» WHAT YOU NEED TO DO:
Begin with the first line of the material and write out each line exactly, ending with the line that contains "from matplotlib.lines import Line2D". Pictures are not part of the copy.

» DATA BLOCK:
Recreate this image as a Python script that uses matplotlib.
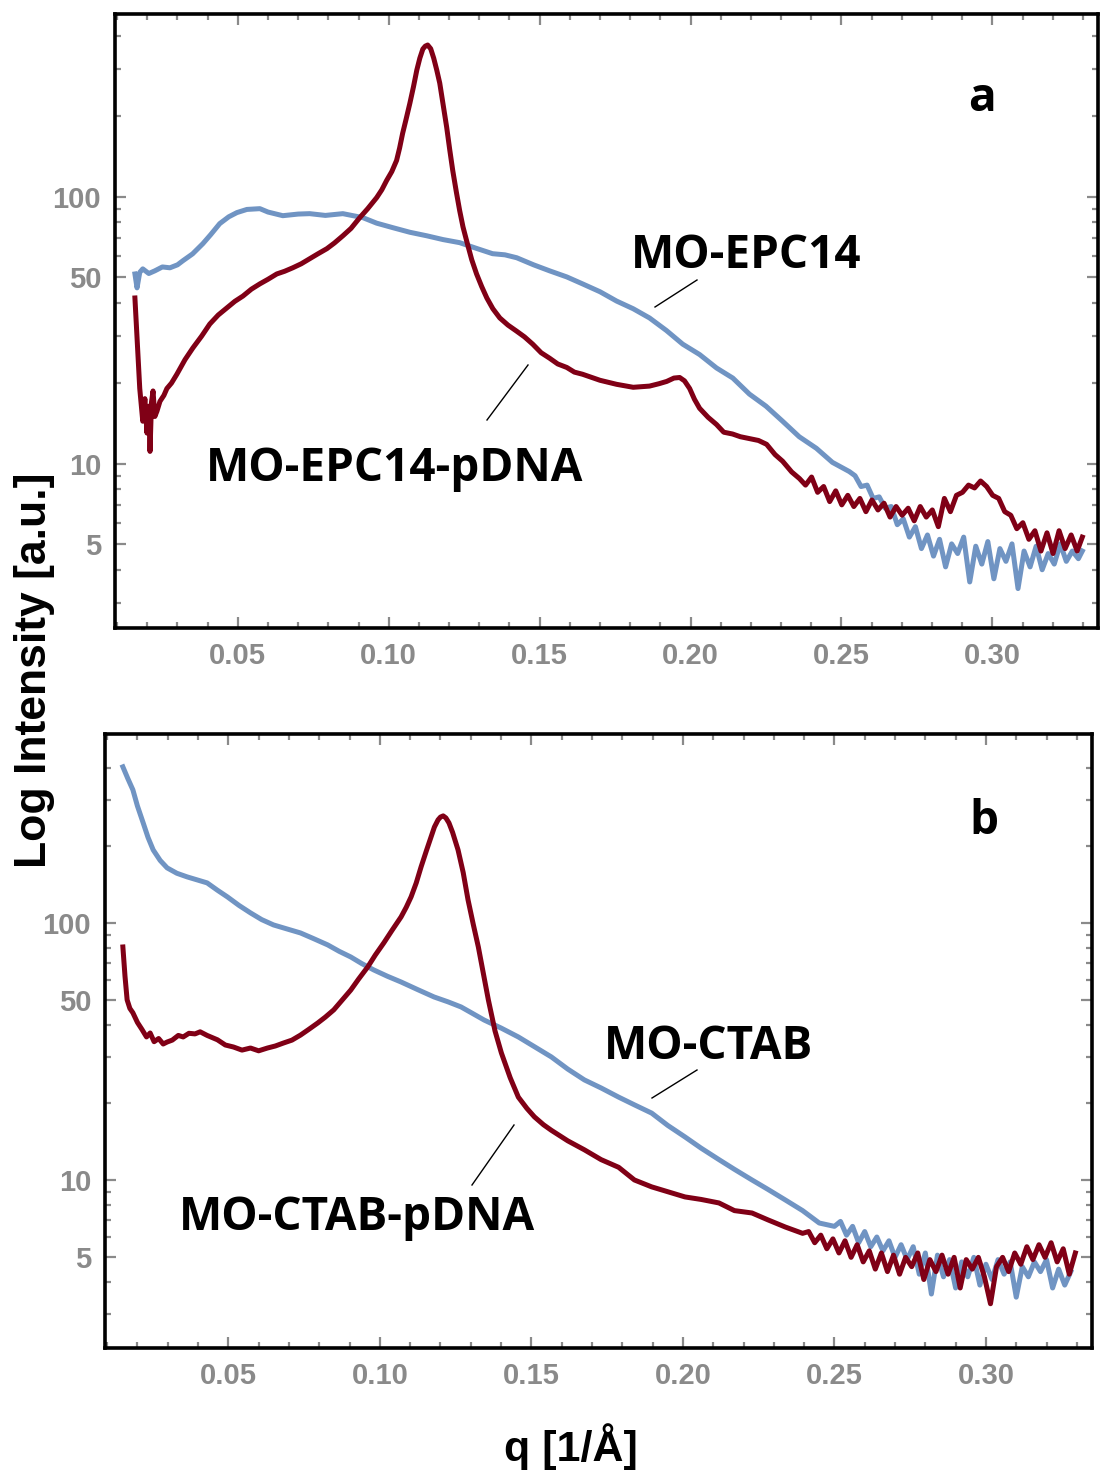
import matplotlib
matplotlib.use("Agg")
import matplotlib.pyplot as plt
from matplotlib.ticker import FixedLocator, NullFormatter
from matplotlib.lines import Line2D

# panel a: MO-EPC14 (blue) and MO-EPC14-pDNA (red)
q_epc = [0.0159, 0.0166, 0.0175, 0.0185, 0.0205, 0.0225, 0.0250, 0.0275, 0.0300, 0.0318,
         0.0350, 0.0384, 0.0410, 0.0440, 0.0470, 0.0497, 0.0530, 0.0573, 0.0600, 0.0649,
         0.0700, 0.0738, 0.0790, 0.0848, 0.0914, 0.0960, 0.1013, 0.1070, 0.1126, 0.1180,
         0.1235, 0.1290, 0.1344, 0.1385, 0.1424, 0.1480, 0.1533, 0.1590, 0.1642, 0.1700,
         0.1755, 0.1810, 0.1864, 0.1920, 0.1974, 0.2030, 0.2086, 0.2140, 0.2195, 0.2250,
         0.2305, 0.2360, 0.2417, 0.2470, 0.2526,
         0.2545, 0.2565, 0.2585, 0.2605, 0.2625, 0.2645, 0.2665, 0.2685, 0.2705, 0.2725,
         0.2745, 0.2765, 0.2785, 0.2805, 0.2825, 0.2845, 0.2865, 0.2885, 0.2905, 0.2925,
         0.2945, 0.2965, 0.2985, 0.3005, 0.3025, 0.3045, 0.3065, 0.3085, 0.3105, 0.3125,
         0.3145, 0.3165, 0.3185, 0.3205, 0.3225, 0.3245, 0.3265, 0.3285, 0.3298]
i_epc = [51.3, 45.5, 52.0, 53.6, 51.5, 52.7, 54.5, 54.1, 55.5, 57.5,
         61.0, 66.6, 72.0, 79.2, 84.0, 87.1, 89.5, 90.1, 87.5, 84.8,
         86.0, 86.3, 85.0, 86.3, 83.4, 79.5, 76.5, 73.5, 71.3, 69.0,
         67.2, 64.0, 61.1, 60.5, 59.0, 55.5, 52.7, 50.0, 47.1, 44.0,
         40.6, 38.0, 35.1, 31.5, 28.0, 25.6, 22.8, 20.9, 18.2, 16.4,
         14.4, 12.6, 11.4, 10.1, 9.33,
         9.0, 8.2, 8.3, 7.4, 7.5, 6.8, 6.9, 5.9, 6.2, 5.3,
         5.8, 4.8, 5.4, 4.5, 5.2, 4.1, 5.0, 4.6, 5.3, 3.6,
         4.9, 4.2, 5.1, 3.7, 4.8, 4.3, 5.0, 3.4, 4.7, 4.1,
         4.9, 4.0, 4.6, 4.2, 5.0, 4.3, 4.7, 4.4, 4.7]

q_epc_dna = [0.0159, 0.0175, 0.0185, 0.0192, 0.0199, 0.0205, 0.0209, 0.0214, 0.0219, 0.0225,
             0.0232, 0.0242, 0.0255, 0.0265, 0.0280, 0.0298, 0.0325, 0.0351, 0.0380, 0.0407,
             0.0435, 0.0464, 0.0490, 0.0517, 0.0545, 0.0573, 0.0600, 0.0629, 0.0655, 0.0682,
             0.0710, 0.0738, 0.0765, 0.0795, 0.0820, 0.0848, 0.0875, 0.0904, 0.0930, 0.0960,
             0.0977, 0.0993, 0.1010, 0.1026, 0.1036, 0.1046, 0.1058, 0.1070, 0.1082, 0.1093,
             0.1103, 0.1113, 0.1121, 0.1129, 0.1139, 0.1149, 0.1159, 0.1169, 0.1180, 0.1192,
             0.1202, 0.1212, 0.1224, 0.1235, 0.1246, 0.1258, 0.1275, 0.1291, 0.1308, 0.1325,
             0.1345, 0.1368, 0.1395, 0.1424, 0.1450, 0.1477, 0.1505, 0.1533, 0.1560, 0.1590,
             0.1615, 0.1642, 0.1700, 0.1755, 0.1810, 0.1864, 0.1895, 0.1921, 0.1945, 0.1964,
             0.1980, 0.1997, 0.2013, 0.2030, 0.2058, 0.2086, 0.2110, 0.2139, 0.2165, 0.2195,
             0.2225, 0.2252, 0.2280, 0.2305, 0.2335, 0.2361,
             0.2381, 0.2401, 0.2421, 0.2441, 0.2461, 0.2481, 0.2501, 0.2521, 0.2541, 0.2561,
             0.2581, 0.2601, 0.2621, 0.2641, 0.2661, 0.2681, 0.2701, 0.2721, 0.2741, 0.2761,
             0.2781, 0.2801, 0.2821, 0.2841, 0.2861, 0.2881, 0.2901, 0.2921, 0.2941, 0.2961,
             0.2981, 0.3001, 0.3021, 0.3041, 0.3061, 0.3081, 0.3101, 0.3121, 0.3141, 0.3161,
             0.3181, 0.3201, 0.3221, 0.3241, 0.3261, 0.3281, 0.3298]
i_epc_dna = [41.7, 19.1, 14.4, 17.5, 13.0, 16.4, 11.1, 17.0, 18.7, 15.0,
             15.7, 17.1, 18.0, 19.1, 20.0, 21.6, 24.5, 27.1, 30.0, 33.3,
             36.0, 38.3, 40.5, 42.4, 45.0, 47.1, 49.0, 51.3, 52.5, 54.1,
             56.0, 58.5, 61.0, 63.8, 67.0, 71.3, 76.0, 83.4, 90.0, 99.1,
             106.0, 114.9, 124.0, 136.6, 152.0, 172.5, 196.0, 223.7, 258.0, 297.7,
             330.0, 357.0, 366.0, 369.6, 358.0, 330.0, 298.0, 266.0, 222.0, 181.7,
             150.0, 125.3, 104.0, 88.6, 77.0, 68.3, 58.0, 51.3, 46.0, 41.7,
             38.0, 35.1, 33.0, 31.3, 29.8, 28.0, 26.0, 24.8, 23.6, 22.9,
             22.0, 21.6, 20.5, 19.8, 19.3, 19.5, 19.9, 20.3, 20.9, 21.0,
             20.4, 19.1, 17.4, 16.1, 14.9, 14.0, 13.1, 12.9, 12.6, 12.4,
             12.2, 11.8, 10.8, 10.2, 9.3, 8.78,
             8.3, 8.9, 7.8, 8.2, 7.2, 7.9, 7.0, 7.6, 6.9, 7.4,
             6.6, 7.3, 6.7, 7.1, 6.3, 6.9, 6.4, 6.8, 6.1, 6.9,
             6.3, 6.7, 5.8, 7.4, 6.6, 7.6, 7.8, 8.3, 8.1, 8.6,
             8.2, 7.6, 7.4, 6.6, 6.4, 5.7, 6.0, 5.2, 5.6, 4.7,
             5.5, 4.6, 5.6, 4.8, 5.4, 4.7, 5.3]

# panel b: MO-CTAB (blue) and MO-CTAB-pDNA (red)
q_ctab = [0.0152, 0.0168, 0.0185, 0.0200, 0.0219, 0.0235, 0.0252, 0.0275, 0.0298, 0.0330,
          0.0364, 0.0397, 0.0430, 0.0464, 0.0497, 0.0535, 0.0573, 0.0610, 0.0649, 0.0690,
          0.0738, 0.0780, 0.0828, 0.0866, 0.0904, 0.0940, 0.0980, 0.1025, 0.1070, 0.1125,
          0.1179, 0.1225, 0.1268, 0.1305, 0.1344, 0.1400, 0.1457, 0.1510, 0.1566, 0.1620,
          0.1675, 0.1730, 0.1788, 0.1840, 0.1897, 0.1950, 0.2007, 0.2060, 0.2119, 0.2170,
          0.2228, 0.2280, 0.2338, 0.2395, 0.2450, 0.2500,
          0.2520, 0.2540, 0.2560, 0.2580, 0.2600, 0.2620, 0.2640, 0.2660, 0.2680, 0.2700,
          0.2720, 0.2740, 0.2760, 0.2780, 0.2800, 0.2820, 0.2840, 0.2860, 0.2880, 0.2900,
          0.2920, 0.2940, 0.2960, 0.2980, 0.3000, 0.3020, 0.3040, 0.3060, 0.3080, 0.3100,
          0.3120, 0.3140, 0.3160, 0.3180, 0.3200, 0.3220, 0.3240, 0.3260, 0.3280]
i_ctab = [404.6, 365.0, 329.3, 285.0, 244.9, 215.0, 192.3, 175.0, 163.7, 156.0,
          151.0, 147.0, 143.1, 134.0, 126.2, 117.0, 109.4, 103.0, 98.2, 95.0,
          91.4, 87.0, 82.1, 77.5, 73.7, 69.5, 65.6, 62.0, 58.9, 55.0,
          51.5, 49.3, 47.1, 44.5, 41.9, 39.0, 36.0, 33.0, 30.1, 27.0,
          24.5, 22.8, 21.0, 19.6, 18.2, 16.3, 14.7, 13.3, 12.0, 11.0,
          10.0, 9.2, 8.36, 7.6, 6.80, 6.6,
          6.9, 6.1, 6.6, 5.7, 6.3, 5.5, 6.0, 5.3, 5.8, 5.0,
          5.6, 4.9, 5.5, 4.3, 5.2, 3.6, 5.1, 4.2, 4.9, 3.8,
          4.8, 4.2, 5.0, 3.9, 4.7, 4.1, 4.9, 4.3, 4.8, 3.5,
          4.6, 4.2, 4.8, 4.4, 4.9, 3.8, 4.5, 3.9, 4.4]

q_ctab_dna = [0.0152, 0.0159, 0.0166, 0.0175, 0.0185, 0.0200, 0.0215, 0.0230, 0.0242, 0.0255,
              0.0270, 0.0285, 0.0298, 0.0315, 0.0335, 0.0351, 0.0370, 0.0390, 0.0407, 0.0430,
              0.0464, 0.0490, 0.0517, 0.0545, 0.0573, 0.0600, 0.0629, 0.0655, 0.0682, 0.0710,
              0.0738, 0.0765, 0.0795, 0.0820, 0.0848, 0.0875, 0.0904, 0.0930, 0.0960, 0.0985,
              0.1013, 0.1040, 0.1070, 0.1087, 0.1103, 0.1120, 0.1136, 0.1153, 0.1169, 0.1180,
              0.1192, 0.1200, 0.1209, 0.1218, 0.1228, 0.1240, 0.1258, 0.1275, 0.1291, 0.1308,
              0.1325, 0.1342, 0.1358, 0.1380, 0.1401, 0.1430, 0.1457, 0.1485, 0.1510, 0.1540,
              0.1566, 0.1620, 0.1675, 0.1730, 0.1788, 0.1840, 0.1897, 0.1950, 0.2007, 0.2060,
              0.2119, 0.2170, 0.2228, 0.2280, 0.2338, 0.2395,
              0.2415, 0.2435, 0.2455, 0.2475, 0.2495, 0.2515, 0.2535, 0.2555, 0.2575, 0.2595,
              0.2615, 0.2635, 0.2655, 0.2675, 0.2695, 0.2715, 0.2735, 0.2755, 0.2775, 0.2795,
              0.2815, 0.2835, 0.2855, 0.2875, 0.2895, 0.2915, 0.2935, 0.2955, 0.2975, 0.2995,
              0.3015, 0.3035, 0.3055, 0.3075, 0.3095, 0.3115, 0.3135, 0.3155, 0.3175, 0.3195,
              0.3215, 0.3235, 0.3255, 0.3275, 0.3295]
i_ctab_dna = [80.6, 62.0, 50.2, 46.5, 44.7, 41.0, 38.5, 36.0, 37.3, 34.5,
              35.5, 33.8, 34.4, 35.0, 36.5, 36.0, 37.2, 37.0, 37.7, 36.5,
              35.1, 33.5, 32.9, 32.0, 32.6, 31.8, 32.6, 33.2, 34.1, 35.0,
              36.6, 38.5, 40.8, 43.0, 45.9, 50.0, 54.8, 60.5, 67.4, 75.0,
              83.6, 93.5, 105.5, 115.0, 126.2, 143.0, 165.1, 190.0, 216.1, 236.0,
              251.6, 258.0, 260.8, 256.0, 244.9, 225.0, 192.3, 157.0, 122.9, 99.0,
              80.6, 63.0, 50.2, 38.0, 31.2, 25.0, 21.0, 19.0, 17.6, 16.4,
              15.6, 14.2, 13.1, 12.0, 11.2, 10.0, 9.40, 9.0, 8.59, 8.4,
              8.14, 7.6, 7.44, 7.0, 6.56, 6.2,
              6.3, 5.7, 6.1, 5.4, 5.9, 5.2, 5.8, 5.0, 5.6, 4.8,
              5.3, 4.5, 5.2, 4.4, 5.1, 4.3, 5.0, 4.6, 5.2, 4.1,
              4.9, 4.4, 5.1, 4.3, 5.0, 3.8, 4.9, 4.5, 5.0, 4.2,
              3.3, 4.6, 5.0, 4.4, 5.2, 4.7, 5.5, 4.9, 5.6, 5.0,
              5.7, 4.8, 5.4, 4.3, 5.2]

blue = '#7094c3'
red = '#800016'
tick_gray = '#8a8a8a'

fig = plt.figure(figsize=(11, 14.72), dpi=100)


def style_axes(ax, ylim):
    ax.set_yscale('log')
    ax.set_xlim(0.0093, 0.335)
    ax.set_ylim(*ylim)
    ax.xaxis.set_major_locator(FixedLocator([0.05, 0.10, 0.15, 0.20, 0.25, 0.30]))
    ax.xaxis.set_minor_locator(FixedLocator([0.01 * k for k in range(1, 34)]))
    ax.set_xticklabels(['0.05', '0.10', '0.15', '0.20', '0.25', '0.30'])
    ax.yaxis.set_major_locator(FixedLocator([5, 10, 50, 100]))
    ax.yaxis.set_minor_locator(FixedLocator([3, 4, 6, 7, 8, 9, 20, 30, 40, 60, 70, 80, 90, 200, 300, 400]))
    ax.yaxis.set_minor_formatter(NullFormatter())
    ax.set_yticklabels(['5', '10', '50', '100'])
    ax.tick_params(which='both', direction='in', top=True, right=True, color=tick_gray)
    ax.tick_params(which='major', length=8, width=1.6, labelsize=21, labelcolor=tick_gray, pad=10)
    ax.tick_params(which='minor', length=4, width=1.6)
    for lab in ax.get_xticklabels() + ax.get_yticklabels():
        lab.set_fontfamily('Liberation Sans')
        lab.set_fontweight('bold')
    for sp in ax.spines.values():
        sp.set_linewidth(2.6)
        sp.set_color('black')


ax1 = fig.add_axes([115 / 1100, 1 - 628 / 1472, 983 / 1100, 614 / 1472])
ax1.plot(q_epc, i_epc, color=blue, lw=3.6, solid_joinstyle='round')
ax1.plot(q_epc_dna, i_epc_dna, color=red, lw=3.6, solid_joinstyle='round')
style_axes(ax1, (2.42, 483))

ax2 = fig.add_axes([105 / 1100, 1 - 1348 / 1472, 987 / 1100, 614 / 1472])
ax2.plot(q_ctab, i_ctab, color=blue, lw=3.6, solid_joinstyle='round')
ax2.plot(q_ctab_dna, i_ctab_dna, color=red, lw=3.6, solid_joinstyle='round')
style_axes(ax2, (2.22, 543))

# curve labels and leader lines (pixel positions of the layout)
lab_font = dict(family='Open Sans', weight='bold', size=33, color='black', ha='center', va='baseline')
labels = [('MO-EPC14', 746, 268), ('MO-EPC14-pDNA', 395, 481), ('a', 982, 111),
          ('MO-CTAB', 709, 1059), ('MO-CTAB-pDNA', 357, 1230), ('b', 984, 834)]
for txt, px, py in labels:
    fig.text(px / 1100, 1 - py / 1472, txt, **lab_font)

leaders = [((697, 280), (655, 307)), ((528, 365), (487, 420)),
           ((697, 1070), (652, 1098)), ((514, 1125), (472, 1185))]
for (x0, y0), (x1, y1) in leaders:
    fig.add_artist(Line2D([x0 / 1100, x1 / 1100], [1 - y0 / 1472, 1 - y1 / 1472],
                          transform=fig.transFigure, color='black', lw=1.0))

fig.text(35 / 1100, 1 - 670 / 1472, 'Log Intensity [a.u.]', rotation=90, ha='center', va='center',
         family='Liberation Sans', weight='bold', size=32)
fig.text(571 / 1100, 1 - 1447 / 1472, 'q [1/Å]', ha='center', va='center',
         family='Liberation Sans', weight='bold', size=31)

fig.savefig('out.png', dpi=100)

» TASK OUTPUT:
Recreate this image as a Python script that uses matplotlib.
import matplotlib
matplotlib.use("Agg")
import matplotlib.pyplot as plt
from matplotlib.ticker import FixedLocator, NullFormatter
from matplotlib.lines import Line2D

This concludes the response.